That it's Arya who stands witness to a scene that contains so many "answers" to the series feels significant to me. I think from a simple literary perspective, it makes a lot of sense that if a scene such as this were to be revealed so early, it must necessarily be presented from a child's viewpoint-- that is, someone who can't quite grasp what she's seen, nor articulate her observations to anyone who can take action on it. But instinctively, she knows what she's seen is extremely important. Very soon, Sansa will lead Ned to his revelation on Robert's bastard - "out of the mouth of babes"--setting up a theme of "real truths" coming from children who might not grasp the significance of what they see, but hit on the truth nonetheless. The information that stands out to Arya is not what an adult might have taken from the scene-- she focuses on Varys as a "wizard," and thinks the bastard they're referring to is Jon Snow, but correctly understands that Ned's life is at risk.

I wonder if we will ever see Arya revisit this scene-- if something significant might prompt her to think back on this and understand Varys (or Illyrio) for what they are. She's the only living person privy to this side of them. I wonder how much of her "child's truths" interpretation of this is correct as well.

Curious that Arya notes their shadows "as big as a giant's" against the Wall. Later, Varys tells Tyrion that power is “a shadow on the wall, yet shadows can kill. And ofttimes a very small man can cast a very large shadow.” Tyrion and Jon are the two other characters noted to cast such shadows, while Arya and Bran take refuge in shadows.

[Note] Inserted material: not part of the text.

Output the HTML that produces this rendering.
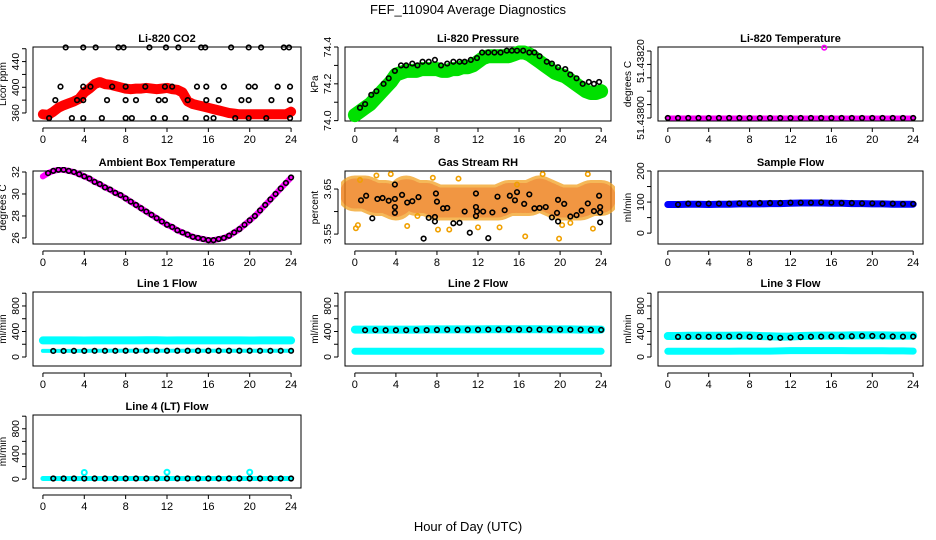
<!DOCTYPE html>
<html><head><meta charset="utf-8"><style>
html,body{margin:0;padding:0;background:#fff;}
svg{display:block;font-family:"Liberation Sans",Arial,sans-serif;}
</style></head><body>
<svg id="chart" width="936" height="540" viewBox="0 0 936 540">
<text x="468" y="14" text-anchor="middle" font-size="13">FEF_110904  Average Diagnostics</text>
<text x="468" y="531" text-anchor="middle" font-size="13">Hour of Day (UTC)</text>
</svg>
<script>
const xTicks=[0,4,8,12,16,20,24];
const halfHours=[0,0.5,1,1.5,2,2.5,3,3.5,4,4.5,5,5.5,6,6.5,7,7.5,8,8.5,9,9.5,10,10.5,11,11.5,12,12.5,13,13.5,14,14.5,15,15.5,16,16.5,17,17.5,18,18.5,19,19.5,20,20.5,21,21.5,22,22.5,23,23.5,24];
const hours=[0,1,2,3,4,5,6,7,8,9,10,11,12,13,14,15,16,17,18,19,20,21,22,23,24];
// CO2
const co2Red=[358,357,362,368,372,375,378,382,392,398,405,408,405,404,402,400,398,397,398,398,399,398,397,398,399,397,396,392,378,374,372,370,368,366,364,362,360,359,358,358,358,358,358,358,358,358,358,358,362];
const co2BlackX=[2.2,3.9,5.1,7.3,7.8,10.3,11.9,13.1,15.3,15.7,18.2,19.9,21.1,23.3,23.8,1.7,3.9,4.6,6.7,8.0,9.9,11.8,12.5,14.9,15.8,17.5,19.9,20.5,22.7,23.9,1.2,3.3,3.9,6.2,8.0,9.0,11.2,11.8,14.0,15.8,17.0,19.2,19.9,22.1,23.9,0.6,2.8,3.9,5.7,8.0,8.6,10.7,11.8,13.8,15.8,16.5,18.6,19.9,21.6,23.9];
const co2BlackY=[462,462,462,462,462,462,462,462,462,462,462,462,462,462,462,401,401,401,401,401,401,401,401,401,401,401,401,401,401,401,380,380,380,380,380,380,380,380,380,380,380,380,380,380,380,352,352,352,352,352,352,352,352,352,352,352,352,352,352,352];
// Pressure
const presGreen=[74.03,74.05,74.07,74.09,74.12,74.15,74.18,74.21,74.25,74.26,74.27,74.27,74.27,74.28,74.28,74.28,74.28,74.27,74.27,74.28,74.28,74.29,74.29,74.30,74.32,74.34,74.35,74.35,74.35,74.35,74.35,74.36,74.37,74.37,74.36,74.34,74.32,74.30,74.28,74.26,74.25,74.24,74.22,74.20,74.18,74.16,74.15,74.15,74.16];
const presBlackX=[0.5,1,1.6,2.1,2.8,3.3,3.9,4.5,5,5.6,6.1,6.6,7.2,7.8,8.4,9,9.6,10.2,10.7,11.3,11.9,12.4,13,13.6,14.2,14.8,15.3,15.8,16.4,17,17.5,18,18.7,19.2,19.8,20.5,21,21.6,22.2,22.8,23.3,23.8];
const presBlackY=[74.07,74.09,74.14,74.16,74.20,74.23,74.27,74.30,74.30,74.31,74.30,74.32,74.32,74.33,74.30,74.31,74.32,74.32,74.32,74.33,74.34,74.37,74.37,74.37,74.37,74.38,74.38,74.38,74.38,74.37,74.37,74.35,74.32,74.31,74.29,74.28,74.25,74.23,74.20,74.21,74.20,74.21];
// Li-820 temperature (offset from 51.43800, units of 1e-5)
const ltBlack=[0,0,0,0,0,0,0,0,0,0,0,0,0,0,0,0,0,0,0,0,0,0,0,0,0];
const ltOutlierX=[15.3];
const ltOutlierY=[21];
// Ambient
const ambTemp=[31.6,31.9,32.1,32.2,32.2,32.1,32.0,31.8,31.6,31.4,31.1,30.9,30.6,30.4,30.1,29.9,29.6,29.3,29.0,28.7,28.4,28.1,27.8,27.5,27.2,27.0,26.7,26.5,26.3,26.1,26.0,25.9,25.8,25.8,25.9,26.0,26.2,26.5,26.8,27.2,27.6,28.0,28.5,29.0,29.5,30.0,30.5,31.0,31.5];
// RH
const rhOrange=[3.64,3.64,3.63,3.63,3.62,3.64,3.63,3.63,3.62,3.62,3.62,3.62,3.62,3.62,3.62,3.63,3.63,3.63,3.64,3.63,3.62,3.62,3.62,3.63,3.63];
const rhOutX=[0.1,0.3,2.1,3.5,5.1,6.1,8.1,9.2,10.1,12.0,14.1,16.6,18.3,19.9,20.2,22.7,23.2,0.5,7.6,15.8,21.0];
const rhOutY=[3.563,3.57,3.68,3.683,3.568,3.59,3.56,3.56,3.673,3.565,3.565,3.545,3.683,3.54,3.57,3.683,3.562,3.67,3.675,3.66,3.575];
const rhBlackX=[0.6,1.1,1.7,2.2,2.7,3.3,3.9,3.9,3.9,3.9,4.6,5.1,5.6,6.2,6.7,7.2,7.8,7.8,7.9,8.0,8.6,9.0,9.6,10.2,10.7,11.2,11.8,11.8,11.8,11.9,12.5,13.0,13.4,13.9,14.6,15.1,15.6,15.8,16.5,17.0,17.5,18.0,18.6,19.2,19.7,19.8,19.8,20.4,21.0,21.6,22.1,22.7,23.3,23.8,23.9,23.9,23.9];
const rhBlackY=[3.625,3.635,3.585,3.628,3.63,3.624,3.66,3.61,3.597,3.628,3.637,3.62,3.623,3.632,3.54,3.586,3.588,3.578,3.64,3.622,3.607,3.608,3.574,3.575,3.60,3.553,3.64,3.61,3.59,3.60,3.60,3.541,3.598,3.633,3.603,3.635,3.625,3.643,3.617,3.638,3.607,3.608,3.61,3.587,3.597,3.578,3.626,3.617,3.589,3.592,3.602,3.618,3.601,3.635,3.61,3.598,3.576];
// Flows (hourly)
const sampleBlue=[92,92,93,93,92,93,93,94,94,94,95,95,96,97,97,97,96,96,95,95,94,94,93,93,93];
const sampleBlack=[90,92,95,94,95,95,95,96,96,97,97,97,98,98,98,99,98,97,97,96,96,95,95,94,94];
const l1CyanHi=[260,260,260,260,258,260,260,260,260,260,262,262,258,260,260,260,260,260,260,260,258,260,260,260,260];
const l1Black=[95,95,95,96,96,97,97,97,98,98,98,98,98,98,98,98,98,98,98,98,98,97,97,97,97];
const l2CyanHi=[430,430,430,430,430,430,430,432,432,432,432,432,432,435,435,435,435,435,435,432,432,432,430,430,430];
const l2CyanLo=[90,90,90,90,90,90,90,90,90,90,90,90,90,90,90,90,90,90,90,90,90,90,90,90,90];
const l2Black=[420,420,422,420,420,420,422,422,425,428,425,428,428,430,430,432,430,430,430,428,430,428,428,425,425];
const l3CyanHi=[330,330,332,332,332,332,332,335,335,330,325,320,322,330,332,335,335,335,338,338,338,338,336,335,335];
const l3CyanLo=[90,90,90,90,90,90,90,92,92,92,92,95,100,100,100,100,100,100,98,98,98,98,95,95,92];
const l3Black=[310,315,315,318,318,320,322,322,318,315,305,300,305,312,318,320,322,322,325,330,330,325,322,320,320];
const l4Black=[10,10,10,10,10,10,10,10,10,10,10,10,10,10,10,10,10,10,10,10,10,10,10,10,10];
const l4OutX=[4,12,20];
const l4OutY=[105,110,110];

const NS="http://www.w3.org/2000/svg";
const svg=document.getElementById('chart');
function mk(tag,attrs,parent){const e=document.createElementNS(NS,tag);for(const k in attrs)e.setAttribute(k,attrs[k]);(parent||svg).appendChild(e);return e;}
function panel(name,title,L,R,T,B,ymin,ymax,yTicks,yLabels,ylab){
  const g=mk('g',{});
  
  
  const xs=v=>L+(v+0.96)/25.92*(R-L);
  const ys=v=>B-(v-ymin)/(ymax-ymin)*(B-T);
  const t=mk('text',{x:(L+R)/2,y:T-5,'text-anchor':'middle','font-size':'11','font-weight':'bold'},g);
  t.textContent=title;
  
  
  const fr=mk('rect',{x:L,y:T,width:R-L,height:B-T,fill:'none',stroke:'#000','stroke-width':1},g);
  
  
  const xa=mk('g',{},g);
  
  
  mk('line',{x1:xs(xTicks[0]),x2:xs(xTicks[xTicks.length-1]),y1:B+7,y2:B+7,stroke:'#000'},xa);
  xTicks.forEach(v=>{mk('line',{x1:xs(v),x2:xs(v),y1:B+7,y2:B+11,stroke:'#000'},xa);
    const tl=mk('text',{x:xs(v),y:B+22,'text-anchor':'middle','font-size':'11'},xa);tl.textContent=v;
    
    });
  const ya=mk('g',{},g);
  
  
  mk('line',{x1:L-7,x2:L-7,y1:ys(yTicks[0]),y2:ys(yTicks[yTicks.length-1]),stroke:'#000'},ya);
  yTicks.forEach(v=>mk('line',{x1:L-11,x2:L-7,y1:ys(v),y2:ys(v),stroke:'#000'},ya));
  yLabels.forEach(p=>{const yy=ys(p[0]);const tl=mk('text',{x:L-14,y:yy,'text-anchor':'middle','font-size':'10.5',transform:`rotate(-90 ${L-14} ${yy})`},ya);tl.textContent=p[1];
    
    });
  const yl=mk('text',{x:L-27,y:(T+B)/2,'text-anchor':'middle','font-size':'10',transform:`rotate(-90 ${L-27} ${(T+B)/2})`},g);yl.textContent=ylab;
  
  
  const clipId='c'+name;const cp=mk('clipPath',{id:clipId},g);mk('rect',{x:L-4,y:T-4,width:R-L+8,height:B-T+8},cp);
  const d=mk('g',{'clip-path':`url(#${clipId})`},g);
  
  
  return {g:d,xs,ys};
}
function band(p,xa,ya,color,w,name,op,dash){
  const pts=xa.map((x,i)=>p.xs(x).toFixed(1)+','+p.ys(ya[i]).toFixed(1)).join(' ');
  const e=mk('polyline',{points:pts,fill:'none',stroke:color,'stroke-width':w,'stroke-linejoin':'round','stroke-linecap':'round','stroke-opacity':op||1},p.g);
  if(dash)e.setAttribute('stroke-dasharray',dash);
  
  
}
function pts(p,xa,ya,color,r,name,sw){
  xa.forEach((x,i)=>{const c=mk('circle',{cx:p.xs(x),cy:p.ys(ya[i]),r:r,fill:'none',stroke:color,'stroke-width':sw||1.6},p.g);
    
    });
}
const C1=[33,301],C2=[345,611],C3=[658,923];
const R1=[47,121],R2=[171,244],R3=[292,366],R4=[415,488];
const flowTicks=[0,200,400,600,800,1000],flowLabels=[[0,'0'],[400,'400'],[800,'800']];

let p=panel('co2','Li-820 CO2',C1[0],C1[1],R1[0],R1[1],347.5,462.7,[360,380,400,420,440,460],[[360,'360'],[400,'400'],[440,'440']],'Licor ppm');
band(p,halfHours,co2Red,'#ff0000',10,'co2-red-series');
pts(p,co2BlackX,co2BlackY,'#000',2.3,'co2-black-point');

p=panel('pressure','Li-820 Pressure',C2[0],C2[1],R1[0],R1[1],73.998,74.4,[74.0,74.1,74.2,74.3,74.4],[[74.0,'74.0'],[74.2,'74.2'],[74.4,'74.4']],'kPa');
band(p,halfHours,presGreen,'#00e000',14,'pressure-green-series');
pts(p,presBlackX,presBlackY,'#000',2.3,'pressure-black-point');

p=panel('licor-temp','Li-820 Temperature',C3[0],C3[1],R1[0],R1[1],-0.9,21.2,[0,4,8,12,16,20],[[0,'51.43800'],[17,'51.43820']],'degrees C');
band(p,hours,ltBlack,'#ff00ff',5,'licor-temp-magenta-series');
pts(p,hours,ltBlack,'#000',2.3,'licor-temp-black-point');
pts(p,ltOutlierX,ltOutlierY,'#ff00ff',2.3,'licor-temp-outlier');

p=panel('ambient','Ambient Box Temperature',C1[0],C1[1],R2[0],R2[1],25.45,32.09,[26,28,30,32],[[26,'26'],[28,'28'],[30,'30'],[32,'32']],'degrees C');
band(p,halfHours,ambTemp,'#ff00ff',6,'ambient-magenta-series');
pts(p,halfHours.slice(1),ambTemp.slice(1),'#000',2.3,'ambient-black-point');

p=panel('rh','Gas Stream RH',C2[0],C2[1],R2[0],R2[1],3.528,3.69,[3.55,3.60,3.65],[[3.55,'3.55'],[3.65,'3.65']],'percent');
band(p,hours,rhOrange,'#f2a020',36,'rh-orange-band',0.75);
band(p,hours,rhOrange,'#e83000',30,'rh-red-dot-texture',0.25,'1.5 3');
pts(p,rhOutX,rhOutY,'#f0a000',2.2,'rh-orange-point');
pts(p,rhBlackX,rhBlackY,'#000',2.3,'rh-black-point');

p=panel('sample-flow','Sample Flow',C3[0],C3[1],R2[0],R2[1],-35,200,[0,50,100,150,200],[[0,'0'],[100,'100'],[200,'200']],'ml/min');
band(p,hours,sampleBlue,'#0000ff',7,'sample-flow-blue-series');
pts(p,hours.slice(1),sampleBlack.slice(1),'#000',2.3,'sample-flow-black-point');

p=panel('line1','Line 1 Flow',C1[0],C1[1],R3[0],R3[1],-141,1019,flowTicks,flowLabels,'ml/min');
band(p,hours,l1CyanHi,'#00ffff',8,'line1-cyan-series');
band(p,hours,l1Black,'#00ffff',4,'line1-cyan-low-series');
pts(p,hours.slice(1),l1Black.slice(1),'#000',2.3,'line1-black-point');

p=panel('line2','Line 2 Flow',C2[0],C2[1],R3[0],R3[1],-141,1019,flowTicks,flowLabels,'ml/min');
band(p,hours,l2CyanHi,'#00ffff',8,'line2-cyan-high-series');
band(p,hours,l2CyanLo,'#00ffff',7,'line2-cyan-low-series');
pts(p,hours.slice(1),l2Black.slice(1),'#000',2.3,'line2-black-point');

p=panel('line3','Line 3 Flow',C3[0],C3[1],R3[0],R3[1],-141,1019,flowTicks,flowLabels,'ml/min');
band(p,hours,l3CyanHi,'#00ffff',8,'line3-cyan-high-series');
band(p,hours,l3CyanLo,'#00ffff',7,'line3-cyan-low-series');
pts(p,hours.slice(1),l3Black.slice(1),'#000',2.3,'line3-black-point');

p=panel('line4','Line 4 (LT) Flow',C1[0],C1[1],R4[0],R4[1],-141,1019,flowTicks,flowLabels,'ml/min');
band(p,hours,l4Black,'#00ffff',5,'line4-cyan-series');
pts(p,hours.slice(1),l4Black.slice(1),'#000',2.3,'line4-black-point');
pts(p,l4OutX,l4OutY,'#00ffff',2.5,'line4-cyan-outlier',2);
</script>
</body></html>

I love Brashcandy's point about Arya's gender, and gender as an illusory concept-- that the only thing keeping Arya from pursuing a "male" professions is her gender, yet she experiences the artificiality of gender constructions in this chapter that call the impossibility of such professions into question. And the fluidity of gender is something that will repeatedly save her as it did here. It reminded me of Cersei's complaint that no one could tell she and Jaime apart when they were young, which leads Cersei to harbor resentment at their divergent treatment based on gender.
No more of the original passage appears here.